Reviewed by GREG KING
Director: Glendyn Ivin
Stars: Hugo Weaving, Tom Russell, John Brumpton.
So far 2009 is shaping up to be an excellent year for Australian films, with Mary And Max, Samson And Delilah and My Year Without Sex proving to be both critical and popular successes. While the bleak, character-driven drama Last Ride is not quite in the same league as those films, it is still an impressive and very cinematic film, but against such impressive competition it may struggle to find an audience.
Last Ride is the feature debut from Glendyn Ivin, whose short film Crackerbag won the top prize at Cannes in 2003. While it shares a couple of thematic elements, Last Ride also explores notions of fatherhood, responsibility, masculinity and identity. Hugo Weaving plays Kev, a recently released convict who takes his 10 year old son on a road trip. The pair head deeper into the outback, anonymous and alone. The film is slow and its opening scenes are somewhat clumsily handled. The film only really kicks into gear when the pair hit the desolate outback, and Ivin expertly ratchets up the tension.
This modest little film is made more compelling by the very real rapport and chemistry that develops between the two leads.

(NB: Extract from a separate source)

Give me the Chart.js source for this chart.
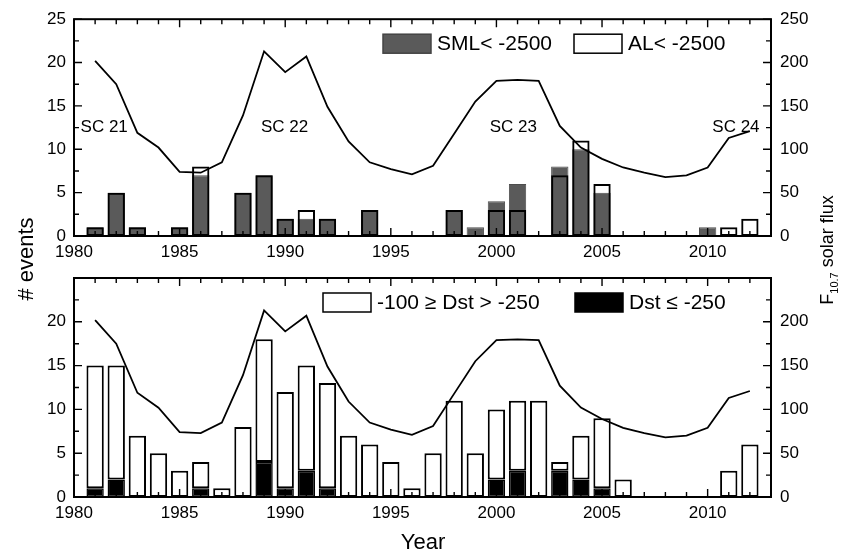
<!DOCTYPE html>
<html>
<head>
<meta charset="utf-8">
<script src="https://cdn.jsdelivr.net/npm/chart.js@4/dist/chart.umd.min.js"></script>
<style>
  html, body { margin: 0; padding: 0; background: #fff; }
  #wrap { position: relative; width: 847px; height: 556px; background: #fff; }
  #wrap canvas { position: absolute; left: 0; top: 0; }
</style>
</head>
<body>
<div id="wrap">
  <canvas id="topChart" width="847" height="556"></canvas>
  <canvas id="bottomChart" width="847" height="556"></canvas>
</div>
<script>
// ---------------- DATA ----------------
const years = [1981,1982,1983,1984,1985,1986,1987,1988,1989,1990,1991,1992,1993,1994,1995,1996,
               1997,1998,1999,2000,2001,2002,2003,2004,2005,2006,2007,2008,2009,2010,2011,2012];
// yearly F10.7 solar flux (right axis)
const f107 = [202,175,119,102,74,73,85,139,213,189,207,149,109,85,77,71,
              81,118,155,179,180,179,127,102,89,79,73,68,70,79,113,121];
// top panel: substorm events
const smlEvents = [1,5,1,0,1,7,0,5,7,2,2,2,0,3,0,0,
                   0,3,1,4,6,0,8,10,5,0,0,0,0,1,0,0];
const alEvents  = [1,5,1,0,1,8,0,5,7,2,3,2,0,3,0,0,
                   0,3,0,3,3,0,7,11,6,0,0,0,0,0,1,2];
// bottom panel: storm events
const dstModerate = [14,13,7,5,3,3,1,8,14,11,12,12,7,6,4,1,
                     5,11,5,8,8,11,1,5,8,2,0,0,0,0,3,6];   // -100 >= Dst > -250
const dstIntense  = [1,2,0,0,0,1,0,0,4,1,3,1,0,0,0,0,
                     0,0,0,2,3,0,3,2,1,0,0,0,0,0,0,0];     // Dst <= -250
// tick labels
const xTickYears = [1980,1985,1990,1995,2000,2005,2010];
const countTicksTop = [0,5,10,15,20,25];
const fluxTicksTop = [0,50,100,150,200,250];
const countTicksBottom = [0,5,10,15,20];
const fluxTicksBottom = [0,50,100,150,200];
// cycle labels
const cycleNames = ['SC 21','SC 22','SC 23','SC 24'];
const cycleYears = [1981.43,1989.97,2000.8,2011.34];
const cycleLevel = [12.5,12.5,12.5,12.5];

// ---------------- HELPERS ----------------
const FONT = "'Liberation Sans', Arial, Helvetica, sans-serif";
const xy = (arr) => years.map((yr, i) => ({ x: yr, y: arr[i] > 0 ? arr[i] : null }));

const deco = {
  id: 'deco',
  afterDatasetsDraw(chart, args, o) {
    const { ctx, chartArea: a, scales } = chart;
    const x = scales.x, yl = scales.y, yr = scales.y1;
    const MAJ = 8, MIN = 5;
    ctx.save();
    ctx.strokeStyle = '#000';
    ctx.lineWidth = 1.4;
    ctx.beginPath();
    for (let v = x.min; v <= x.max + 1e-9; v += 1) {
      const px = x.getPixelForValue(v);
      const len = (v % 5 === 0) ? MAJ : MIN;
      ctx.moveTo(px, a.bottom); ctx.lineTo(px, a.bottom - len);
      ctx.moveTo(px, a.top); ctx.lineTo(px, a.top + len);
    }
    for (let v = yl.min; v <= yl.max + 1e-9; v += 2.5) {
      const py = yl.getPixelForValue(v);
      const len = (v % 5 === 0) ? MAJ : MIN;
      ctx.moveTo(a.left, py); ctx.lineTo(a.left + len, py);
    }
    for (let v = yr.min; v <= yr.max + 1e-9; v += 25) {
      const py = yr.getPixelForValue(v);
      const len = (v % 50 === 0) ? MAJ : MIN;
      ctx.moveTo(a.right, py); ctx.lineTo(a.right - len, py);
    }
    ctx.stroke();
    ctx.lineWidth = 2;
    ctx.strokeRect(a.left, a.top, a.right - a.left, a.bottom - a.top);
    ctx.restore();
  },
  afterDraw(chart, args, o) {
    const { ctx, chartArea: a, scales } = chart;
    ctx.save();
    ctx.fillStyle = '#000';
    // legend
    if (o.legend) {
      const L = o.legend;
      L.items.forEach((idx, k) => {
        const ds = chart.data.datasets[idx];
        const bx = a.left + L.x[k], by = a.top + L.top;
        ctx.fillStyle = '#fff';
        ctx.fillRect(bx, by, L.w, L.h);
        ctx.fillStyle = ds.backgroundColor;
        ctx.fillRect(bx, by, L.w, L.h);
        ctx.lineWidth = 1.5;
        ctx.strokeStyle = ds.legendBorder || ds.borderColor;
        ctx.strokeRect(bx, by, L.w, L.h);
        ctx.fillStyle = '#000';
        ctx.font = L.font;
        ctx.textAlign = 'left';
        ctx.textBaseline = 'middle';
        ctx.fillText(ds.label, bx + L.w + 6, by + L.h / 2 + 1);
      });
    }
    // cycle labels
    if (o.cycles) {
      ctx.font = '17px ' + FONT;
      ctx.textAlign = 'center';
      ctx.textBaseline = 'middle';
      ctx.fillStyle = '#000';
      cycleNames.forEach((t, i) => {
        ctx.fillText(t, scales.x.getPixelForValue(cycleYears[i]), scales.y.getPixelForValue(cycleLevel[i]));
      });
    }
    // axis titles
    if (o.titles) {
      ctx.fillStyle = '#000';
      // Year
      ctx.font = '22px ' + FONT;
      ctx.textAlign = 'center';
      ctx.textBaseline = 'alphabetic';
      ctx.fillText('Year', 423, 549);
      // # events
      ctx.save();
      ctx.translate(33, 259);
      ctx.rotate(-Math.PI / 2);
      ctx.fillText('# events', 0, 0);
      ctx.restore();
      // F10.7 solar flux
      ctx.save();
      ctx.translate(832.5, 250);
      ctx.rotate(-Math.PI / 2);
      const big = '18px ' + FONT, small = '11px ' + FONT;
      ctx.font = big; const wF = ctx.measureText('F').width;
      const wRest = ctx.measureText(' solar flux').width;
      ctx.font = small; const wSub = ctx.measureText('10.7').width;
      let sx = -(wF + wSub + wRest) / 2;
      ctx.textAlign = 'left';
      ctx.font = big; ctx.fillText('F', sx, 0); sx += wF;
      ctx.font = small; ctx.fillText('10.7', sx, 5.5); sx += wSub;
      ctx.font = big; ctx.fillText(' solar flux', sx, 0);
      ctx.restore();
    }
    ctx.restore();
  }
};

function makeScales(countTicks, fluxTicks, stacked) {
  const tickFont = { family: FONT, size: 17 };
  const common = {
    grid: { display: false, drawTicks: false },
    border: { display: false },
  };
  return {
    x: Object.assign({}, common, {
      type: 'linear', min: 1980, max: 2013, offset: false, stacked: stacked,
      ticks: { font: tickFont, color: '#000', padding: 6.5, maxRotation: 0, autoSkip: false,
               callback: v => String(v) },
      afterBuildTicks: s => { s.ticks = xTickYears.map(v => ({ value: v })); },
      afterFit: s => { s.height = 30; }
    }),
    y: Object.assign({}, common, {
      type: 'linear', position: 'left', min: 0, max: 25, stacked: stacked,
      ticks: { font: tickFont, color: '#000', padding: 8, callback: v => String(v) },
      afterBuildTicks: s => { s.ticks = countTicks.map(v => ({ value: v })); },
      afterFit: s => { s.width = 60; }
    }),
    y1: Object.assign({}, common, {
      type: 'linear', position: 'right', min: 0, max: 250,
      ticks: { font: tickFont, color: '#000', padding: 9, callback: v => String(v) },
      afterBuildTicks: s => { s.ticks = fluxTicks.map(v => ({ value: v })); },
      afterFit: s => { s.width = 60; }
    })
  };
}

const fluxLine = () => ({
  type: 'line', label: 'F10.7', data: years.map((yr, i) => ({ x: yr, y: f107[i] })),
  yAxisID: 'y1', borderColor: '#000', borderWidth: 1.8, pointRadius: 0, tension: 0, fill: false
});

// ---------------- TOP PANEL ----------------
new Chart(document.getElementById('topChart'), {
  type: 'bar',
  data: {
    datasets: [
      fluxLine(),
      { label: 'AL< -2500', data: xy(alEvents), yAxisID: 'y',
        backgroundColor: 'rgba(255,255,255,0)', borderColor: '#000', legendBorder: '#000',
        borderWidth: 2, borderSkipped: false, grouped: false,
        barPercentage: 0.82, categoryPercentage: 1 },
      { label: 'SML< -2500', data: xy(smlEvents), yAxisID: 'y',
        backgroundColor: '#5a5a5a', borderColor: '#4d4d4d', legendBorder: '#444',
        borderWidth: 1, borderSkipped: false, grouped: false,
        barPercentage: 0.82, categoryPercentage: 1 }
    ]
  },
  options: {
    responsive: false, animation: false, devicePixelRatio: 1,
    layout: { padding: { left: 14, right: 16, top: 17, bottom: 290 } },
    plugins: {
      legend: { display: false }, tooltip: { enabled: false },
      deco: { cycles: true,
        legend: { items: [2, 1], x: [309, 500], top: 15, w: 48, h: 19, font: '21px ' + FONT } }
    },
    scales: makeScales(countTicksTop, fluxTicksTop, false)
  },
  plugins: [deco]
});

// ---------------- BOTTOM PANEL ----------------
new Chart(document.getElementById('bottomChart'), {
  type: 'bar',
  data: {
    datasets: [
      fluxLine(),
      { label: 'Dst \u2264 -250', data: xy(dstIntense), yAxisID: 'y',
        backgroundColor: '#000', borderColor: '#000', borderWidth: 1.5, borderSkipped: false,
        barPercentage: 0.82, categoryPercentage: 1 },
      { label: '-100 \u2265 Dst > -250', data: xy(dstModerate), yAxisID: 'y',
        backgroundColor: '#fff', borderColor: '#000', borderWidth: 2, borderSkipped: false,
        barPercentage: 0.82, categoryPercentage: 1 }
    ]
  },
  options: {
    responsive: false, animation: false, devicePixelRatio: 1,
    layout: { padding: { left: 14, right: 16, top: 278, bottom: 29 } },
    plugins: {
      legend: { display: false }, tooltip: { enabled: false },
      deco: { titles: true,
        legend: { items: [2, 1], x: [249, 501], top: 15, w: 48, h: 19, font: '21px ' + FONT } }
    },
    scales: makeScales(countTicksBottom, fluxTicksBottom, true)
  },
  plugins: [deco]
});
</script>
</body>
</html>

The always-reliable Weaving delivers an impressive and performance as Kev, a volatile, unnerving character, who alternates between moments of tenderness with his young son and moments of sudden and extreme violence. He is both protective and cruel, an initially repulsive character who slowly elicits a reluctant sympathy from the audience. Newcomer Tom Russell is also very good as his young son Chook, and brings a mix of touching vulnerability and unexpected strength to his performance.

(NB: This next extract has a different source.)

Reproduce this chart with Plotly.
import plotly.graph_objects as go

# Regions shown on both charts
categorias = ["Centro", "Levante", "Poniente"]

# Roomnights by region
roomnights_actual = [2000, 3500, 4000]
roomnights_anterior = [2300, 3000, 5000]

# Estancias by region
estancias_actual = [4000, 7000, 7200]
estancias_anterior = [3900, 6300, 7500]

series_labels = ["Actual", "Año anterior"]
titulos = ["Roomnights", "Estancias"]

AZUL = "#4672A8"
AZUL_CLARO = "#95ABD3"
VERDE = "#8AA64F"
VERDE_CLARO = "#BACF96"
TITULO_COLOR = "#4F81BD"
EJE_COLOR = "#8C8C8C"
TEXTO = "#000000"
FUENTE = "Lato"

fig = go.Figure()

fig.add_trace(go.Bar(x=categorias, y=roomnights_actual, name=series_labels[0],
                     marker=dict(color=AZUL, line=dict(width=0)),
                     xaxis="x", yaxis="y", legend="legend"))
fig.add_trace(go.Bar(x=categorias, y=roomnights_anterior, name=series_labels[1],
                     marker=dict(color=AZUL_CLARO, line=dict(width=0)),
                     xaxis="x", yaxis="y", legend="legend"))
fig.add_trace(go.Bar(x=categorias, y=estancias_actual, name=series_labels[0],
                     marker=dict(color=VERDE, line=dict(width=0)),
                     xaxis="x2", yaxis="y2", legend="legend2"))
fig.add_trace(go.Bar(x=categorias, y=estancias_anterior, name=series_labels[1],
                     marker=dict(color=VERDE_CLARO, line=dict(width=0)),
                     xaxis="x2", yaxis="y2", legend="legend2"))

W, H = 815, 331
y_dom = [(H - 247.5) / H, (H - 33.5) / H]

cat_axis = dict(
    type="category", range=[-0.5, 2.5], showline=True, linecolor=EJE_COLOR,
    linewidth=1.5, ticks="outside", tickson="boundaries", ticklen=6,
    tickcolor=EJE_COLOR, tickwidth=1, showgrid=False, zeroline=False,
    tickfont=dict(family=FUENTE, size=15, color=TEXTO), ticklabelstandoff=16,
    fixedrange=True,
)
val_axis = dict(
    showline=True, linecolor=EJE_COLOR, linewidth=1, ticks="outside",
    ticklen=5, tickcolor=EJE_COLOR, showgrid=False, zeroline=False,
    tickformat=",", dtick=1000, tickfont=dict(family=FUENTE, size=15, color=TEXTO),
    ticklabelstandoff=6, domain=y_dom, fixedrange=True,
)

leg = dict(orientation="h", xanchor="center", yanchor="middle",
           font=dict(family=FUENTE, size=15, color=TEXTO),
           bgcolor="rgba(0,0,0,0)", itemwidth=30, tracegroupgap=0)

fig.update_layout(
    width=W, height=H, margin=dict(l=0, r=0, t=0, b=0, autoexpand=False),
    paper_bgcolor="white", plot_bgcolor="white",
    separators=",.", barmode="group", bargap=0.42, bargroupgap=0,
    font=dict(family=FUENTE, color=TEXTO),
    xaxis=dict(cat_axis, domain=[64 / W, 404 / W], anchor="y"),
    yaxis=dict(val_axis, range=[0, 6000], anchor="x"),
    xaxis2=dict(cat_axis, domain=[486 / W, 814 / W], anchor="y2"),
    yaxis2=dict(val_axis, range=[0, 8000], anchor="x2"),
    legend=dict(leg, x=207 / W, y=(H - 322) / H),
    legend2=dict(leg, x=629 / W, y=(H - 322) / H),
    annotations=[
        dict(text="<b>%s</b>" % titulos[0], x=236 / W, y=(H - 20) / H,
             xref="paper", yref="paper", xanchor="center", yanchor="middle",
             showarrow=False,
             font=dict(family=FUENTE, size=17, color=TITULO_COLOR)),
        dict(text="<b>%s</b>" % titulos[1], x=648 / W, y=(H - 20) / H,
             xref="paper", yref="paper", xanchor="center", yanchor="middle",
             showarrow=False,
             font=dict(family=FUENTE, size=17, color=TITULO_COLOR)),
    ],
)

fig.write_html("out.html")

Like Samson And Delilah, Last Ride is full of long almost dialogue-free passages that still move the narrative forward. Adapted from Denise Young’s novel, Max Gudgeon’s screenplay develops an elusive style that allows us to learn more about Kev, his background and his motivation as the story unfolds. The real strength of the film though lies in its visuals. Last Ride has been beautifully shot in widescreen by Greig Fraser, whose evocative images capture the harsh landscapes of the remote setting, and make the locations almost a third character in the unfolding drama. Ivin’s vision of the outback contrasts markedly with the unflattering, almost horrific vision that is presented in the Australian classic Wake In Fright, which has also gained a timely re-release.